OAKLAND, CA - The Drug Policy Alliance and the California Conference of the NAACP are jointly releasing a new report on the targeting of African Americans for low-level marijuana possession in California. Highlights of the report include:
In the last twenty years, California made 850,000 arrests for possession of small amounts of marijuana, and half a million arrests in the last ten years. The people arrested were disproportionately African Americans and Latinos, overwhelmingly young people, especially young men.
Yet, U.S. government surveys consistently find that young whites use marijuana at higher rates than young blacks.
From 2006 through 2008, police in 25 of California's major cities arrested blacks at four, five, six, seven and even twelve times the rate of whites.

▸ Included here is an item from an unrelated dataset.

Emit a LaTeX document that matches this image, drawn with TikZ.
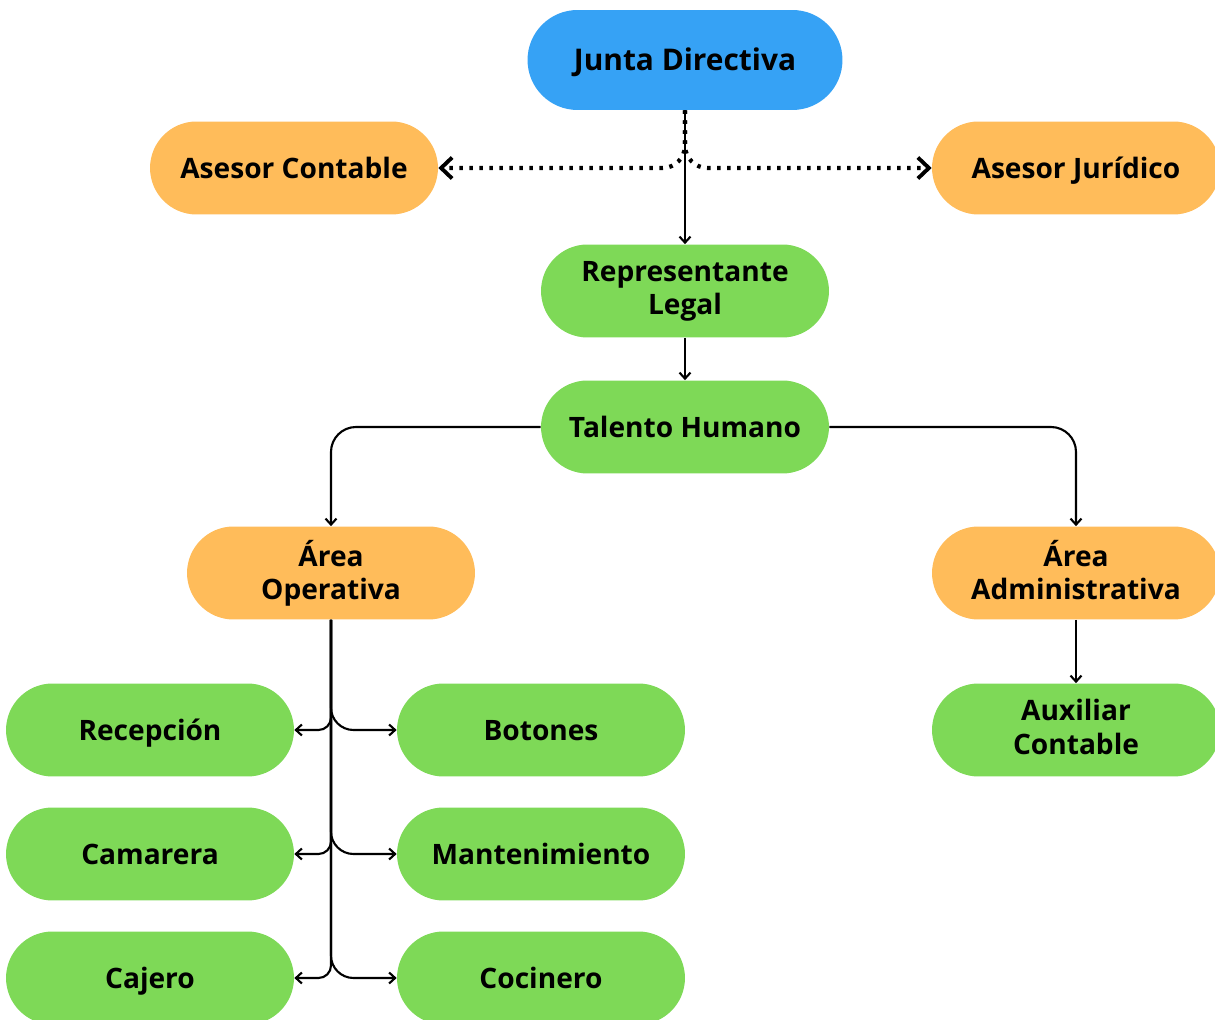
\documentclass[tikz,border=0pt]{standalone}
\usepackage{fontspec}
\setmainfont{Open Sans}
\usetikzlibrary{shapes.misc,arrows.meta,positioning}
\definecolor{juntablue}{RGB}{54,162,245}
\definecolor{asesororange}{RGB}{255,188,90}
\definecolor{cargogreen}{RGB}{126,217,87}

\begin{document}
\begin{tikzpicture}[
    x=0.02cm, y=-0.02cm,
    pill/.style={rounded rectangle, draw=none, align=center, text=black,
        font=\fontsize{16}{19}\selectfont\bfseries, text depth=3.6pt,
        minimum width=5.76cm, minimum height=1.86cm, inner sep=0pt},
    oneline/.style={text height=15pt},
    bluepill/.style={pill, oneline, fill=juntablue, minimum width=6.3cm, minimum height=2cm,
        font=\fontsize{17}{20}\selectfont\bfseries},
    orangepill/.style={pill, fill=asesororange},
    greenpill/.style={pill, fill=cargogreen},
    link/.style={-{Straight Barb[length=0.12cm,width=0.22cm]}, line width=1.2pt},
    advice/.style={-{Straight Barb[length=0.22cm,width=0.42cm,line width=2.2pt]},
        line width=2.4pt, dash pattern=on 0.07cm off 0.13cm, rounded corners=0.45cm},
]
\useasboundingbox (0,0) rectangle (1215,1020);

% Top
\node[bluepill] (junta) at (685,60) {Junta Directiva};

% Advisers
\node[orangepill,oneline] (contable) at (294,168) {Asesor Contable};
\node[orangepill,oneline] (juridico) at (1076,168) {Asesor Jurídico};

% Management
\node[greenpill] (legal) at (685,291) {Representante\\Legal};
\node[greenpill,oneline] (talento) at (685,427) {Talento Humano};

% Areas
\node[orangepill] (operativa) at (331,573) {Área\\Operativa};
\node[orangepill] (admin) at (1076,573) {Área\\Administrativa};
\node[greenpill] (auxiliar) at (1076,730) {Auxiliar\\Contable};

% Operative staff
\node[greenpill,oneline] (recepcion) at (150,730) {Recepción};
\node[greenpill,oneline] (camarera) at (150,854) {Camarera};
\node[greenpill,oneline] (cajero) at (150,978) {Cajero};
\node[greenpill,oneline] (botones) at (541,730) {Botones};
\node[greenpill,oneline] (mant) at (541,854) {Mantenimiento};
\node[greenpill,oneline] (cocinero) at (541,978) {Cocinero};

% Connections
\draw[advice] (junta.south) |- (contable.east);
\draw[advice] (junta.south) |- (juridico.west);
\draw[link] (junta.south) -- (legal.north);
\draw[link] (legal.south) -- (talento.north);
\draw[link,rounded corners=0.5cm] (talento.west) -| (operativa.north);
\draw[link,rounded corners=0.5cm] (talento.east) -| (admin.north);
\draw[link] (admin.south) -- (auxiliar.north);

\foreach \lft/\rgt in {recepcion/botones,camarera/mant,cajero/cocinero}{
    \draw[link,rounded corners=0.25cm] (operativa.south) |- (\lft.east);
    \draw[link,rounded corners=0.45cm] (operativa.south) |- (\rgt.west);
}

\end{tikzpicture}
\end{document}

The City of Los Angeles, with ten percent of California's population, arrested blacks for marijuana possession at seven times the rate of whites.

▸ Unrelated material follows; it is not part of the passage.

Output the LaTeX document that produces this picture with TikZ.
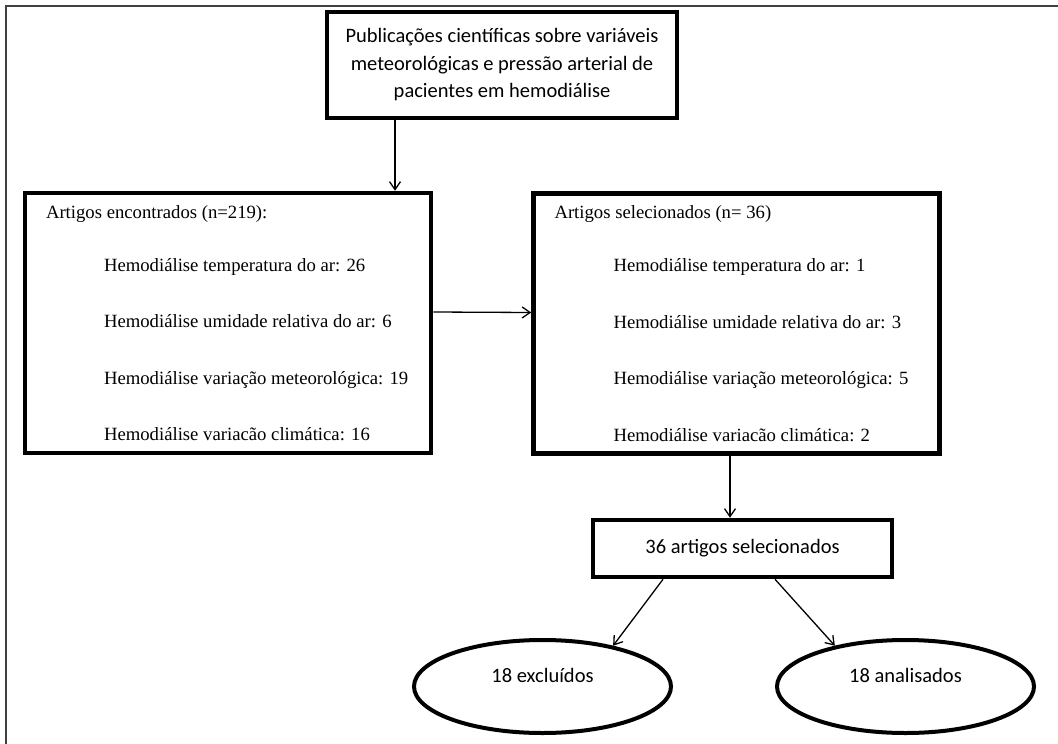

San Diego, the second largest city in California, arrested blacks for marijuana possession at six times the rate of whites.

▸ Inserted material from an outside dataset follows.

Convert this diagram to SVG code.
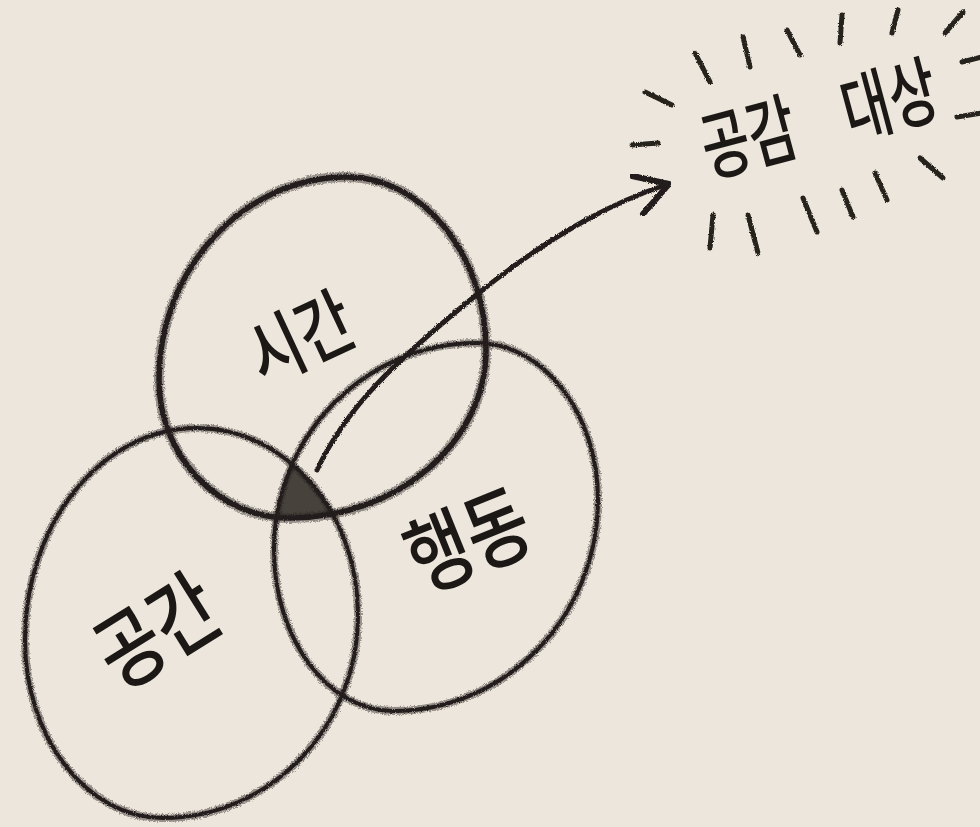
<svg xmlns="http://www.w3.org/2000/svg" width="980" height="827" viewBox="0 0 980 827">
<style>
.halo{fill:none;stroke:#2a2522;stroke-opacity:0.45;stroke-linecap:round;stroke-linejoin:round}
.ring{fill:none;stroke:#221d1b;stroke-linecap:round;stroke-linejoin:round}
.lbl{font-family:"Noto Sans CJK KR","Noto Sans",sans-serif;font-weight:500;fill:#1c1816;text-anchor:middle;dominant-baseline:central}
.ray{stroke:#26211e;stroke-width:5;stroke-linecap:round;fill:none}
</style>
<defs>
<filter id="pencil" x="-5%" y="-5%" width="110%" height="110%">
<feTurbulence type="fractalNoise" baseFrequency="0.9" numOctaves="2" seed="4" result="n"/>
<feDisplacementMap in="SourceGraphic" in2="n" scale="3" xChannelSelector="R" yChannelSelector="G"/>
</filter>
<filter id="grain" x="-5%" y="-5%" width="110%" height="110%">
<feTurbulence type="fractalNoise" baseFrequency="1.3" numOctaves="2" seed="9" result="n"/>
<feDisplacementMap in="SourceGraphic" in2="n" scale="5" xChannelSelector="R" yChannelSelector="G"/>
</filter>
<path id="pS" d="M347,177 C423,177 486,255 486,350 C486,442 398,518 290,518 C218,518 159,456 159,380 C159,268 244,177 347,177 Z"/>
<path id="pG" d="M197,428 C286,428 358,512 358,615 C358,727 270,818 163,818 C87,818 25,738 25,640 C25,523 102,428 197,428 Z"/>
<path id="pH" d="M477,343 C544,343 598,414 598,500 C598,616 506,711 393,711 C328,711 274,639 274,550 C274,436 365,343 477,343 Z"/>
<clipPath id="clipG"><path d="M197,428 C286,428 358,512 358,615 C358,727 270,818 163,818 C87,818 25,738 25,640 C25,523 102,428 197,428 Z"/></clipPath>
<clipPath id="clipH"><path d="M477,343 C544,343 598,414 598,500 C598,616 506,711 393,711 C328,711 274,639 274,550 C274,436 365,343 477,343 Z"/></clipPath>
</defs>
<rect width="980" height="827" fill="#ede6dc"/>

<g id="center" filter="url(#grain)">
<g clip-path="url(#clipH)"><path clip-path="url(#clipG)" d="M347,177 C423,177 486,255 486,350 C486,442 398,518 290,518 C218,518 159,456 159,380 C159,268 244,177 347,177 Z" fill="#2b2522" opacity="0.85"/></g>
</g>

<g id="sigan">
<use href="#pS" class="halo" stroke-width="10" filter="url(#grain)"/>
<use href="#pS" class="ring" stroke-width="5.5" filter="url(#pencil)"/>
<text class="lbl" font-size="62" transform="translate(298,333) rotate(-25) scale(0.95,1.2)">시간</text>
</g>

<g id="gonggan">
<use href="#pG" class="halo" stroke-width="8" filter="url(#grain)"/>
<use href="#pG" class="ring" stroke-width="4" filter="url(#pencil)"/>
<text class="lbl" font-size="72" transform="translate(154,626) rotate(-32) scale(0.95,1.2)">공간</text>
</g>

<g id="haengdong">
<use href="#pH" class="halo" stroke-width="8" filter="url(#grain)"/>
<use href="#pH" class="ring" stroke-width="4" filter="url(#pencil)"/>
<text class="lbl" font-size="72" transform="translate(466,535) rotate(-22) scale(0.95,1.2)">행동</text>
</g>

<g id="target">
<text class="lbl" font-size="58" word-spacing="42" transform="translate(818,114) rotate(-15) scale(0.9,1.3)">공감 대상</text>
<g filter="url(#pencil)">
<path class="ray" d="M645,92 L672,105"/>
<path class="ray" d="M632,145 L658,143"/>
<path class="ray" d="M695,53 L710,82"/>
<path class="ray" d="M743,37 L750,67"/>
<path class="ray" d="M787,30 L800,55"/>
<path class="ray" d="M842,15 L840,43"/>
<path class="ray" d="M898,10 L892,33"/>
<path class="ray" d="M963,12 L945,33"/>
<path class="ray" d="M982,57 L962,62"/>
<path class="ray" d="M982,113 L957,117"/>
<path class="ray" d="M920,158 L943,178"/>
<path class="ray" d="M875,173 L887,200"/>
<path class="ray" d="M842,190 L853,217"/>
<path class="ray" d="M803,198 L817,232"/>
<path class="ray" d="M748,215 L758,253"/>
<path class="ray" d="M713,215 L710,248"/>
</g>
</g>

<g id="connectors">
<path class="ring" stroke-width="5" filter="url(#pencil)" d="M317,470 C345,410 390,365 480,292 C560,228 620,200 668,184"/>
<path class="ring" stroke-width="6" filter="url(#pencil)" d="M632,176 L669,184 L643,214"/>
</g>
</svg>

In Pasadena, blacks are 11% of the population but 49% of the people arrested for marijuana possession. Pasadena arrested blacks at twelve and a half times the rate of whites.
In Sacramento, the state capitol, blacks are 14% of the city’s population but more than 51% of all the people arrested for possessing marijuana.
These racially-biased marijuana arrests were a system-wide phenomenon, occurring in every county and nearly every police department in California. They were not mainly the result of individual prejudice or racism. In making these arrests, patrol officers were doing what they were assigned to do.
The "scarlet letter" stigma of drug offense records can create barriers to employment and education for anyone, including whites and middle class people.
Changing the crime of marijuana possession from a misdemeanor to an infraction does not change the double standard of enforcement. Police will almost certainly continue to give out a great many summonses, disproportionately to young blacks and Latinos.